▶ Dataset excerpt:

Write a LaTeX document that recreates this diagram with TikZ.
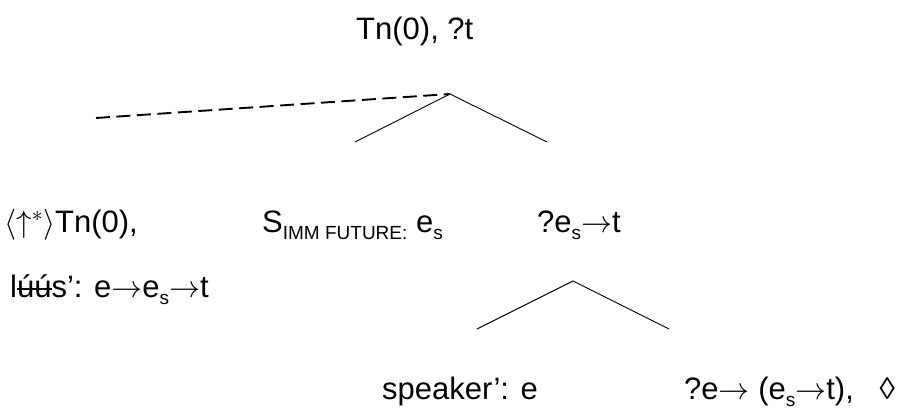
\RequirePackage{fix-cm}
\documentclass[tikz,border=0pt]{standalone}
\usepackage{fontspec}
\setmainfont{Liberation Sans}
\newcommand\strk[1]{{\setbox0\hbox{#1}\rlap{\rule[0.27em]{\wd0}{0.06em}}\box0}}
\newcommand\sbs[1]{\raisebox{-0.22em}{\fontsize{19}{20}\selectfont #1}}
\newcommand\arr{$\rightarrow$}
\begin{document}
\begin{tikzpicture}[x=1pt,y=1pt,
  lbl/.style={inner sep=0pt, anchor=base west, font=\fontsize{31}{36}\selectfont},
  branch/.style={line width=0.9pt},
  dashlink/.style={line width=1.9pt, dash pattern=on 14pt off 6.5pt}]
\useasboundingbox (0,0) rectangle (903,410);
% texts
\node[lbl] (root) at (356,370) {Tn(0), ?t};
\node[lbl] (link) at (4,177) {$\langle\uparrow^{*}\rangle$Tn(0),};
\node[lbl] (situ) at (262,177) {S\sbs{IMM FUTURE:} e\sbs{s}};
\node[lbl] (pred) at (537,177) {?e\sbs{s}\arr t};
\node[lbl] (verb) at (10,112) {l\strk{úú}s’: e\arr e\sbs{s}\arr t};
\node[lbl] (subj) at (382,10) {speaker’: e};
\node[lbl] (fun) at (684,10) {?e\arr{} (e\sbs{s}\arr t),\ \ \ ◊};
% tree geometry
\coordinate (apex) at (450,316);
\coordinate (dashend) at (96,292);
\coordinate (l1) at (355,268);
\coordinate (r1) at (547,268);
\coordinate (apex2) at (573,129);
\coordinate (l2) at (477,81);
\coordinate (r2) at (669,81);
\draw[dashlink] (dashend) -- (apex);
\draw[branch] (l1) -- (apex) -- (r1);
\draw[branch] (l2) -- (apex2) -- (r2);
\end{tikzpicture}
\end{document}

▶ What you are asked to do:
Each line of the data is to be duplicated exactly; pictures stay out of the copy.

▶ Final result:
Write a LaTeX document that recreates this diagram with TikZ.
\RequirePackage{fix-cm}
\documentclass[tikz,border=0pt]{standalone}
\usepackage{fontspec}
\setmainfont{Liberation Sans}
\newcommand\strk[1]{{\setbox0\hbox{#1}\rlap{\rule[0.27em]{\wd0}{0.06em}}\box0}}
\newcommand\sbs[1]{\raisebox{-0.22em}{\fontsize{19}{20}\selectfont #1}}
\newcommand\arr{$\rightarrow$}
\begin{document}
\begin{tikzpicture}[x=1pt,y=1pt,
  lbl/.style={inner sep=0pt, anchor=base west, font=\fontsize{31}{36}\selectfont},
  branch/.style={line width=0.9pt},
  dashlink/.style={line width=1.9pt, dash pattern=on 14pt off 6.5pt}]
\useasboundingbox (0,0) rectangle (903,410);
% texts
\node[lbl] (root) at (356,370) {Tn(0), ?t};
\node[lbl] (link) at (4,177) {$\langle\uparrow^{*}\rangle$Tn(0),};
\node[lbl] (situ) at (262,177) {S\sbs{IMM FUTURE:} e\sbs{s}};
\node[lbl] (pred) at (537,177) {?e\sbs{s}\arr t};
\node[lbl] (verb) at (10,112) {l\strk{úú}s’: e\arr e\sbs{s}\arr t};
\node[lbl] (subj) at (382,10) {speaker’: e};
\node[lbl] (fun) at (684,10) {?e\arr{} (e\sbs{s}\arr t),\ \ \ ◊};
% tree geometry
\coordinate (apex) at (450,316);
\coordinate (dashend) at (96,292);
\coordinate (l1) at (355,268);
\coordinate (r1) at (547,268);
\coordinate (apex2) at (573,129);
\coordinate (l2) at (477,81);
\coordinate (r2) at (669,81);
\draw[dashlink] (dashend) -- (apex);
\draw[branch] (l1) -- (apex) -- (r1);
\draw[branch] (l2) -- (apex2) -- (r2);
\end{tikzpicture}
\end{document}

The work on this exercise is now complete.